El viejo Prisciliano era un cascarrabias enseñando, le gustaban las cosas bien hechas; sin embargo, el nieto prefería que le corrigiera el error sin presionarlo. “El regaño constante es malo porque pone a la persona más bruta”; es la filosofía de Delvis, cuyo padre también fue alumno de Prisciliano y vivió de este oficio hasta que optó por ser chofer. “Yo he enseñado y estoy enseñando ahora a otro muchacho de aquí del pueblo —añade—, y me siento bien con que alguien más quiera aprender a herrar”.
Su abuelo fue un gran maestro y estuvo trabajando hasta el mismo día en que murió. “Herró por la mañana y a las cuatro de la tarde se sentó en la terraza de la casa y me dijo que le dolía un poquito el pecho, que ni se iba a tomar los dos buchitos de ron con ajo que él decía eran buenos para los huesos. A las doce de la noche falleció de un infarto, tenía 84 años”, recuerda Delvis y con la escofina da el toque final al casco que sostiene en las manos rudas y largas, llenas de aquellas cicatrices dejadas con el tiempo por las ampollas nacidas del martilleo contra el yunque.

En este como en otro oficio la chapucería echa a perder todo, lo escuchó decir más de una vez en boca de herradores que se conocían los cascos de las bestias de toda la comarca y que repetían como un versículo bíblico el famoso proverbio español: “por un clavo, se pierde una herradura; por una herradura, se pierde un caballo; por un caballo, se pierde un reino”.
Ya lo advirtió Onelio Jorge Cardoso, el Cuentero Mayor: “para un montero, un caballo es como otro miembro de su cuerpo, y cuando está enfermo hasta el aire en derredor se estremece; y, más aún, cuando lo roban lo busca por los cuatro lados del mundo”.
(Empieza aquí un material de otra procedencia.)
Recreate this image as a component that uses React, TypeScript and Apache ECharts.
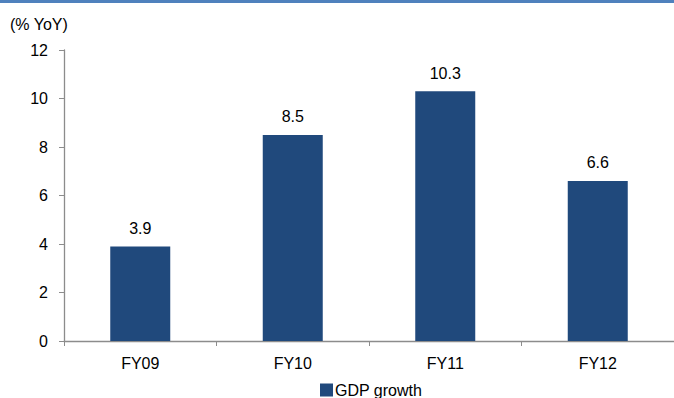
import React, { useEffect, useRef } from "react";
import * as echarts from "echarts";

const categories = ["FY09", "FY10", "FY11", "FY12"];
const gdpGrowth = [3.9, 8.5, 10.3, 6.6];
const yTicks = { min: 0, max: 12, interval: 2 };
const seriesName = "GDP growth";
const unitLabel = "(% YoY)";

const FONT = "Arial, 'Liberation Sans', sans-serif";

export default function App() {
  const ref = useRef<HTMLDivElement>(null);
  useEffect(() => {
    document.body.style.margin = "0";
    const chart = echarts.init(ref.current!, null, { renderer: "svg" });
    chart.setOption({
      animation: false,
      backgroundColor: "#ffffff",
      textStyle: { fontFamily: FONT },
      graphic: [
        { type: "rect", left: 0, top: 0, shape: { width: 674, height: 3 }, style: { fill: "#4F81BD" } },
        { type: "text", left: 10, top: 16, style: { text: unitLabel, fontSize: 16, fill: "#000", fontFamily: FONT } },
      ],
      legend: {
        data: [seriesName],
        left: 320,
        top: 382,
        itemWidth: 13,
        itemHeight: 13,
        itemGap: 3,
        icon: "rect",
        textStyle: { fontSize: 16, color: "#000", fontFamily: FONT, padding: [0, 0, 0, -3] },
        padding: 0,
      },
      grid: { left: 64, top: 50, width: 616, height: 291, containLabel: false },
      xAxis: {
        type: "category",
        data: categories,
        axisLine: { lineStyle: { color: "#8c8c8c", width: 1.3 } },
        axisTick: { show: true, length: 5, alignWithLabel: false, lineStyle: { color: "#8c8c8c" } },
        axisLabel: { color: "#000", fontSize: 16, margin: 14, fontFamily: FONT },
      },
      yAxis: {
        type: "value",
        min: yTicks.min,
        max: yTicks.max,
        interval: yTicks.interval,
        axisLine: { show: true, lineStyle: { color: "#8c8c8c", width: 1.3 } },
        axisTick: { show: true, length: 5, lineStyle: { color: "#8c8c8c" } },
        splitLine: { show: false },
        axisLabel: { color: "#000", fontSize: 16, margin: 16, fontFamily: FONT },
      },
      series: [
        {
          name: seriesName,
          type: "bar",
          data: gdpGrowth,
          barWidth: 60,
          itemStyle: { color: "#20497C" },
          label: { show: true, position: "top", distance: 10, color: "#000", fontSize: 16, fontFamily: FONT },
        },
      ],
    });
    return () => chart.dispose();
  }, []);
  return <div ref={ref} style={{ width: 674, height: 398 }} />;
}
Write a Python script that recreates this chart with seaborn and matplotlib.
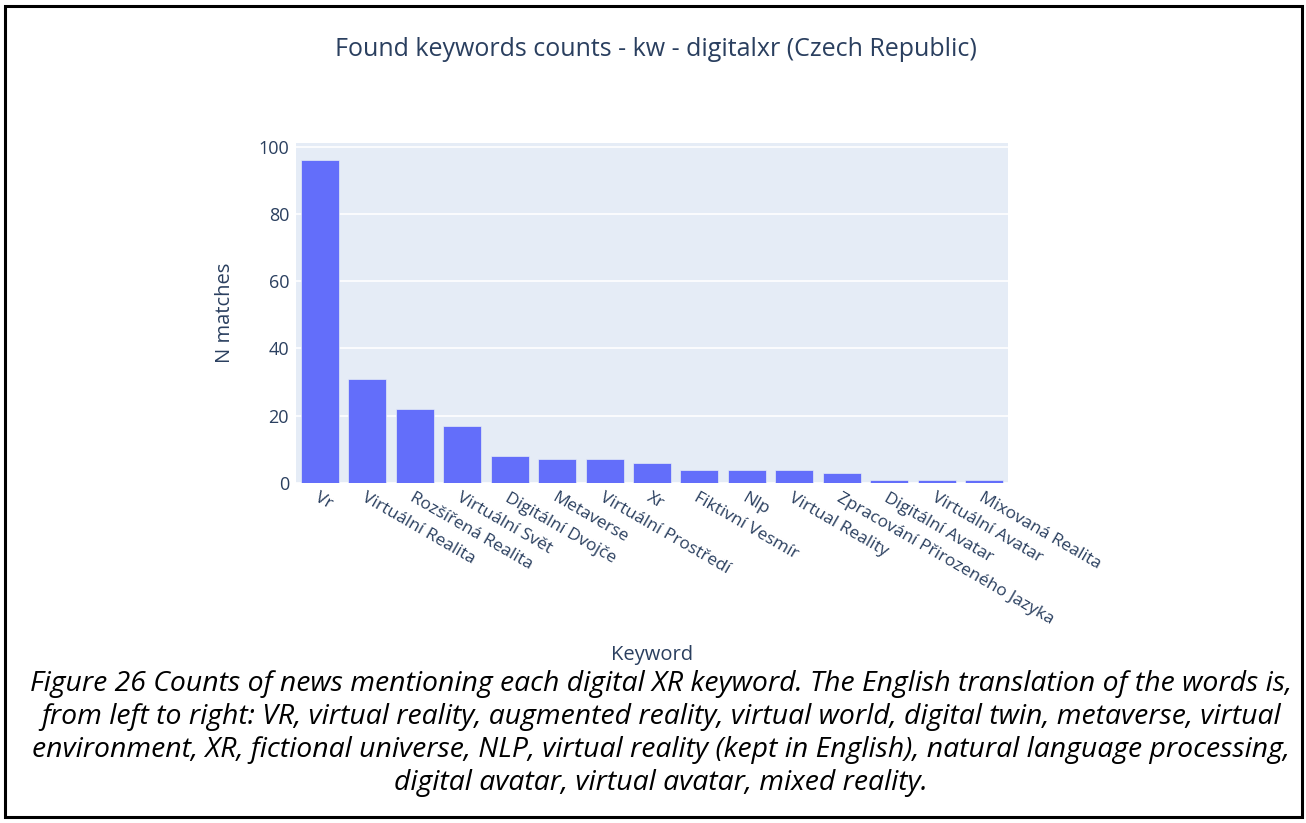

Desde los 13 años, Delvis aprendió a leerles los ojos a las bestias, a escuchar el sonido de sus huesos, a conocer sus mañas, el lenguaje de sus relinchos; quizás por esta conexión, da una palmada en el lomo al alazán que acaba de herrar y vuelve a la fragua. Al instante, en 10 leguas a la redonda se escucha el sonido rítmico y musical de cada golpe de martillo sobre el yunque.